**WORK INSTRUCTIONS:**
Pull each line holding "script" out of the entries below.

########################################

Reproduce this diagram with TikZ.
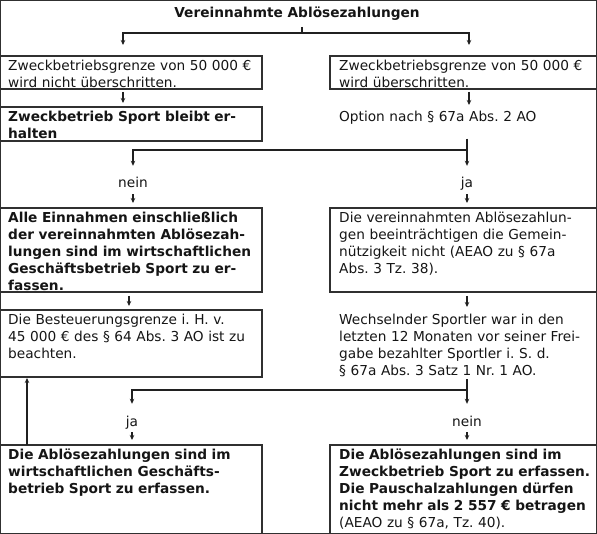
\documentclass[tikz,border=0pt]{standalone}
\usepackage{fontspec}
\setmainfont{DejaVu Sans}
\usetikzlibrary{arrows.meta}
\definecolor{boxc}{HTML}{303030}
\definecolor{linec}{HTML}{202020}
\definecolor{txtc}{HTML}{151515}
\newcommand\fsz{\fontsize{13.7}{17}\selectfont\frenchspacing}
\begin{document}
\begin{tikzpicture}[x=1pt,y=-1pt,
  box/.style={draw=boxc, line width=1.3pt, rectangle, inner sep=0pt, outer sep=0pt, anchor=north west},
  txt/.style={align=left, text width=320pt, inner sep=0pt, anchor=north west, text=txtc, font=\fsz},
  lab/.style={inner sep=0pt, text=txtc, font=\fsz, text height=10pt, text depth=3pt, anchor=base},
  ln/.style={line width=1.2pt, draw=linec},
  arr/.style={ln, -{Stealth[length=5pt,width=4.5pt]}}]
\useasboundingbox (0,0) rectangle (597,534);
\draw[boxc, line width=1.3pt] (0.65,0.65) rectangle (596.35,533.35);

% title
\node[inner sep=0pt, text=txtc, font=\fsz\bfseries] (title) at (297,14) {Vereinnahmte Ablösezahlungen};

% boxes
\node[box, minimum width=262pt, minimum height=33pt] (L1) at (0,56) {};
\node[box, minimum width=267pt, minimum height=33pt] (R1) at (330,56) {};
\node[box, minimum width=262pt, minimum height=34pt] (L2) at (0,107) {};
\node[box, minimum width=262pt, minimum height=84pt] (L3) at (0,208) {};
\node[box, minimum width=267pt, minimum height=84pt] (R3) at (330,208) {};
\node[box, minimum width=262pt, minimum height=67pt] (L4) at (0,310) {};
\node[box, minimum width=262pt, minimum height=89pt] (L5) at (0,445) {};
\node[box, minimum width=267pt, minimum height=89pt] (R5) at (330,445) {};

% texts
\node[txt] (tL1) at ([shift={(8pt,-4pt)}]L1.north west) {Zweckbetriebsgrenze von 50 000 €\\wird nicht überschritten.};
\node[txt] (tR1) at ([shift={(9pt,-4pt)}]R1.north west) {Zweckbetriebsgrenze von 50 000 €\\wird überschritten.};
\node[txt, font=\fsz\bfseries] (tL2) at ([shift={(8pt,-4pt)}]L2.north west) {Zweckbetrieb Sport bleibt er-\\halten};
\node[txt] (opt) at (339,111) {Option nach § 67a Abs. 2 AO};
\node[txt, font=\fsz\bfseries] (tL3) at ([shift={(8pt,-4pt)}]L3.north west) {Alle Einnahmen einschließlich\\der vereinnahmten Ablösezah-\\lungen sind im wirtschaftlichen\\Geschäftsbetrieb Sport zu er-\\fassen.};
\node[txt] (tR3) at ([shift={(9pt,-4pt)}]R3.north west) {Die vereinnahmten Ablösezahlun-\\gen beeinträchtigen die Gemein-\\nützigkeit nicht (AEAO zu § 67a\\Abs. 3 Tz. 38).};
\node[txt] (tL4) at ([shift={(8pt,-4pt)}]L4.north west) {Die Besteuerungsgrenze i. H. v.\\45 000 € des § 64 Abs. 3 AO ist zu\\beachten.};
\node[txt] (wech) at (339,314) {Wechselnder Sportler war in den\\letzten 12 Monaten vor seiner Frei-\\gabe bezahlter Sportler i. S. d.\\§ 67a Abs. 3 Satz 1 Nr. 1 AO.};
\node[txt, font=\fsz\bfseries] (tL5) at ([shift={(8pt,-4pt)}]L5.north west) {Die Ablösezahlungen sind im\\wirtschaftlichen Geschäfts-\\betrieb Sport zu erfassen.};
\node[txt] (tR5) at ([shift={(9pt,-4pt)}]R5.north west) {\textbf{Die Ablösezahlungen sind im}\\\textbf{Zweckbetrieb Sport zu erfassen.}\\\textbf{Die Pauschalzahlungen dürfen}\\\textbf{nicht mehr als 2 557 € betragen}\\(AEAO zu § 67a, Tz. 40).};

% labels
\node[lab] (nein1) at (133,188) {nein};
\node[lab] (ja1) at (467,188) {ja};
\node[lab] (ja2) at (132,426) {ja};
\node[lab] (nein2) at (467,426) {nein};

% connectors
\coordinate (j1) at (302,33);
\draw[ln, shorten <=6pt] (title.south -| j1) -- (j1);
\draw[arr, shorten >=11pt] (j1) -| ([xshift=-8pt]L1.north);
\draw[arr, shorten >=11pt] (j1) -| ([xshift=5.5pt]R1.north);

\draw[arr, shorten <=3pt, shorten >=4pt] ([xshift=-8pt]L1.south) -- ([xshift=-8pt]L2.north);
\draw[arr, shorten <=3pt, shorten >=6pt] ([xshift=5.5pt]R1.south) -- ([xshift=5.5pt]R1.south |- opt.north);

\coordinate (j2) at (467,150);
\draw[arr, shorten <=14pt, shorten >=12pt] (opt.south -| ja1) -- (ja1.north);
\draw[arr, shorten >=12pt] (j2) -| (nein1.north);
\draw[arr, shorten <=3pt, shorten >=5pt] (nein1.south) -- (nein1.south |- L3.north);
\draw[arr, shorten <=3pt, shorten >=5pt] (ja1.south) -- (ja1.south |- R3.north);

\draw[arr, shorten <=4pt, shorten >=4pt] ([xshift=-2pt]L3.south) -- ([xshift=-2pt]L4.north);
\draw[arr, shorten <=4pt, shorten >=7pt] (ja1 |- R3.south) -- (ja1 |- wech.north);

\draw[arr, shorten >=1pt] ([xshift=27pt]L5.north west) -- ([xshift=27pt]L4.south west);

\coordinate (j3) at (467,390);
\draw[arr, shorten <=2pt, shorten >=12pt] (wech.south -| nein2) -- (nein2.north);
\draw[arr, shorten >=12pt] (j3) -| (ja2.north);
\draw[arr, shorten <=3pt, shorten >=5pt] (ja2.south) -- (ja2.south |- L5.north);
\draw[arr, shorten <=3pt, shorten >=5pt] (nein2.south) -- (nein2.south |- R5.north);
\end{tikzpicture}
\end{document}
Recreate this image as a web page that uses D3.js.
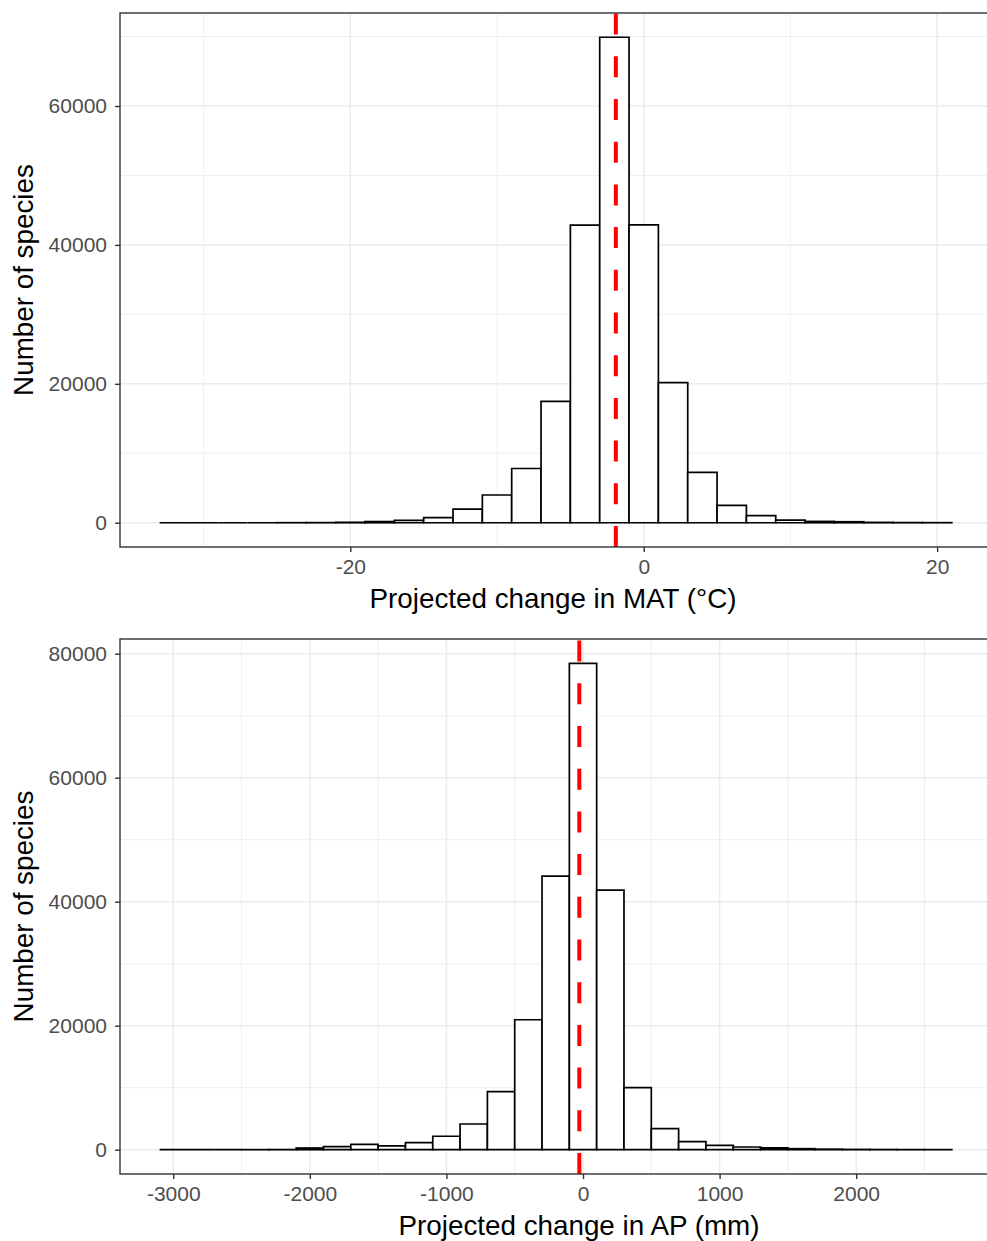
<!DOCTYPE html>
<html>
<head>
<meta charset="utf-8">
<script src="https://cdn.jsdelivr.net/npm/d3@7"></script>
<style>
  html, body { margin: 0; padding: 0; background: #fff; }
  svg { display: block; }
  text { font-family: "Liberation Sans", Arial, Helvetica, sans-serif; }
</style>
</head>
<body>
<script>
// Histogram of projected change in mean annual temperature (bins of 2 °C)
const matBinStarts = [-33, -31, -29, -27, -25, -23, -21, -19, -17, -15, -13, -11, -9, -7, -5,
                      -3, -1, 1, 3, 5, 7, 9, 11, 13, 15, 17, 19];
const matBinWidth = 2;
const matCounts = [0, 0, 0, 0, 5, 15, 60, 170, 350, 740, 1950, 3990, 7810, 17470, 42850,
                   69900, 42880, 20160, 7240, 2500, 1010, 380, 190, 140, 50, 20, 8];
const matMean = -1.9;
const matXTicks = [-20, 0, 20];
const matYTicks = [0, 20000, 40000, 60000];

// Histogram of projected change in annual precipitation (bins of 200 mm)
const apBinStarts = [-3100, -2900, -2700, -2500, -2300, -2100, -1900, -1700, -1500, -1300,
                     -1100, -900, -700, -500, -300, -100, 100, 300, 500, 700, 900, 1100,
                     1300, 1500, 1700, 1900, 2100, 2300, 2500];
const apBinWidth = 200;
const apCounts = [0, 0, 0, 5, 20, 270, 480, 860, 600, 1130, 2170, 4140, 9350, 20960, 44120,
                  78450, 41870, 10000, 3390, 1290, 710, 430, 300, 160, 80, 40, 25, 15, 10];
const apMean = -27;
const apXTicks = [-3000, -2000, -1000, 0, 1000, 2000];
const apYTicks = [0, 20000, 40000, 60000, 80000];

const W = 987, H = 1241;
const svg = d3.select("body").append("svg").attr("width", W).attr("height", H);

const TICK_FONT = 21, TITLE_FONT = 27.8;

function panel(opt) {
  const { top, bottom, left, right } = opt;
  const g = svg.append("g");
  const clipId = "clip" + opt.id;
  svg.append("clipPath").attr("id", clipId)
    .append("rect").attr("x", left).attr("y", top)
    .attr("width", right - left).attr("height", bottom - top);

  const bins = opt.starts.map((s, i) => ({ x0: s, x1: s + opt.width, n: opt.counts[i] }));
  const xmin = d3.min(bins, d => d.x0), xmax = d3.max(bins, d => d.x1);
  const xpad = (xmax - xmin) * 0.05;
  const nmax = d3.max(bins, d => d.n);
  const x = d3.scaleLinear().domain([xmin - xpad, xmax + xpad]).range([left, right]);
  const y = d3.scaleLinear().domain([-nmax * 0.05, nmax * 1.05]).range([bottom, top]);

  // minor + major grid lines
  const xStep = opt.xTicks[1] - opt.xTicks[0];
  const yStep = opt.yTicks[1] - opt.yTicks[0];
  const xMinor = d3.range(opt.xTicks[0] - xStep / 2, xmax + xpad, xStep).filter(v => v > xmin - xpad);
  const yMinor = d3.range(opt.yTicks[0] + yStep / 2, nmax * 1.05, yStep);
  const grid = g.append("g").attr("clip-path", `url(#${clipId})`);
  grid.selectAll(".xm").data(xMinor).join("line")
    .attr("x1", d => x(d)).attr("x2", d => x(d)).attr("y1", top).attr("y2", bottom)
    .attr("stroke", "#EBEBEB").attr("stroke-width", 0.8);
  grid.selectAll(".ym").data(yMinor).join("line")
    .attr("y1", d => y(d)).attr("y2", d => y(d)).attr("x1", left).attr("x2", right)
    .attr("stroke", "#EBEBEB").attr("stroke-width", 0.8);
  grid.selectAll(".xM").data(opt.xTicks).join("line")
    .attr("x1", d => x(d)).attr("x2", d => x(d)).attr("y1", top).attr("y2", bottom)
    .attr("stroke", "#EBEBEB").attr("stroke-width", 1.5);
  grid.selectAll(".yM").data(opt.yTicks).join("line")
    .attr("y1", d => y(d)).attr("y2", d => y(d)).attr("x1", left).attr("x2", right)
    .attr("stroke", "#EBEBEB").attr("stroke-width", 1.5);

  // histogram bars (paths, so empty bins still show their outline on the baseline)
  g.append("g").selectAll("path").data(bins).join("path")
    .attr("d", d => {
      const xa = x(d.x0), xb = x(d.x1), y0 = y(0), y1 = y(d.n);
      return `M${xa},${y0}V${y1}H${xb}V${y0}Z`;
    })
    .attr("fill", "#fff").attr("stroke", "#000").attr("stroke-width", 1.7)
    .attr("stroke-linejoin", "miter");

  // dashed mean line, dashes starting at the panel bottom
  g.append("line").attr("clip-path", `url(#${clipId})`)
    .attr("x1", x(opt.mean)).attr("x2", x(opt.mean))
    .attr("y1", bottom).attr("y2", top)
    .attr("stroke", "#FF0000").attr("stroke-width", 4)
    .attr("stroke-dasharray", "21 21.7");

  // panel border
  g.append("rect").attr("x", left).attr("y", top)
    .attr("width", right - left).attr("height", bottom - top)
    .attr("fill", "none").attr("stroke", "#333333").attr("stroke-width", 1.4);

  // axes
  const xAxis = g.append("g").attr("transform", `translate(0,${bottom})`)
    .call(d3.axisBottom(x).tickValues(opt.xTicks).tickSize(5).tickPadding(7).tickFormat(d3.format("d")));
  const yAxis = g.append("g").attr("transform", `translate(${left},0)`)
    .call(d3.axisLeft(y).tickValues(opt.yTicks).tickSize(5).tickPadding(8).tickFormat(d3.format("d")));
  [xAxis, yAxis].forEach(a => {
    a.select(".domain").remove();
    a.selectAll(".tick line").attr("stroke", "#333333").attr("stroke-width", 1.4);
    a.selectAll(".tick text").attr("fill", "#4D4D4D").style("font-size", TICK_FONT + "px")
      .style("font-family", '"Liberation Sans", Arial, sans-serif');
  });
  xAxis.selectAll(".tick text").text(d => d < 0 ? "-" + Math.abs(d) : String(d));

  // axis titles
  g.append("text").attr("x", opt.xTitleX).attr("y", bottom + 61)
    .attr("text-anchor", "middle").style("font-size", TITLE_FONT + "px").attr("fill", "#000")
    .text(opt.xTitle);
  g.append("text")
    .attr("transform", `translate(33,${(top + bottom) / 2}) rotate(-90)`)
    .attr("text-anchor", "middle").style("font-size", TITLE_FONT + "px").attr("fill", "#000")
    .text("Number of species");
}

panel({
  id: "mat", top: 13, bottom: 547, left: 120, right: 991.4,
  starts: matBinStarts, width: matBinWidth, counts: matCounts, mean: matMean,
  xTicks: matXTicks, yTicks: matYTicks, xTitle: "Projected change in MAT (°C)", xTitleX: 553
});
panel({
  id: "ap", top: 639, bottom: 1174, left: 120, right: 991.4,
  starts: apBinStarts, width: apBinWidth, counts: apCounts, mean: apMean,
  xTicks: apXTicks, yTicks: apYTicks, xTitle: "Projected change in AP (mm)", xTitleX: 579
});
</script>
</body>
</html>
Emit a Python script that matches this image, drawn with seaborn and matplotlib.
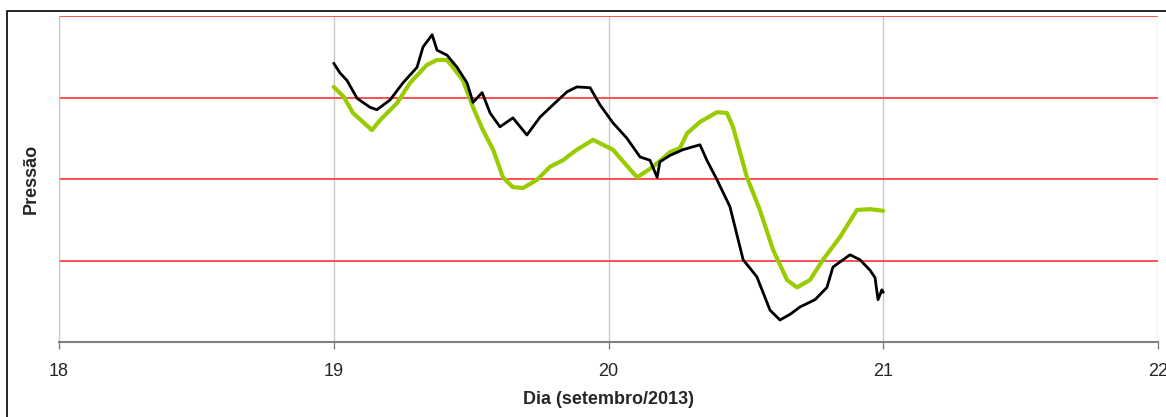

########################################

**RESULT BELOW:**
<script src="https://cdn.jsdelivr.net/npm/d3@7"></script>
<script>
</script>
Emit a Python script that matches this image, drawn with seaborn and matplotlib.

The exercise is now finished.